Miles of 7:10, 7:12 (missed limbo!), 7:05, 6:50, 6:20.

Wednesday, April 02, 2008

Your Garden Variety H---- K---- N----- Guard

It seems I was taken to task in my last post by a fellow Steer over my Boston Marathon goal time of 3:25. He seemed to feel I was setting it too slow. He may have a point. In fact, last year around this time, I set my Bayshore goals faster than 3:25 and achieved them!

So, maybe 3:20 would be a better goal. I’ll consider this an amendment to my official goals.

I sure appreciate his frank and honest feedback. Not to worry, I was not offended for being harangued in the comments section of my “goals” post. I always value good, honest feedback from my readers. What are we if not a society of open communicators?

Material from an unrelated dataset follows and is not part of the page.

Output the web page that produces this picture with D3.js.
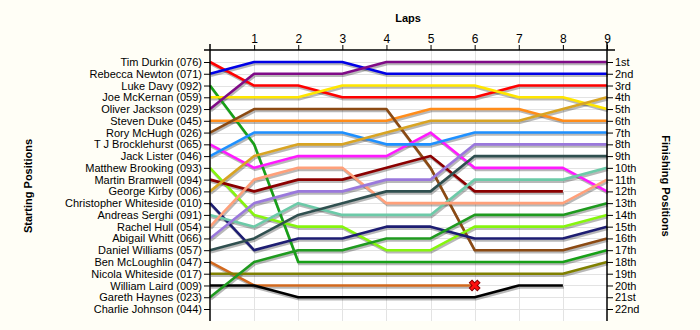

On a completely separate matter not at all connected with someone criticizing me over my Boston goals….

Have you ever seen a grown, hirsute (word score = +15 pts) man wearing H---- K---- band aid n----- guards??

Let’s all laugh at how funny it looks.
Update: 8/14/08 Hilarious picture has been removed. Sorry.
From Runner's Gone Wild, Fall 2007 edition.


Any other comments on my Boston goals can be left in the comments section along with an incriminating photo, if you please.

I would also appreciate hilariously deriding comments about the person in this “anonymous” photo.

Smiles.

I never thought I'd have a chance to use one of my favorite English language words, hirsute, in a post. What an unexpected treat. Check another item off the "100 Things To Do Before I Die" list!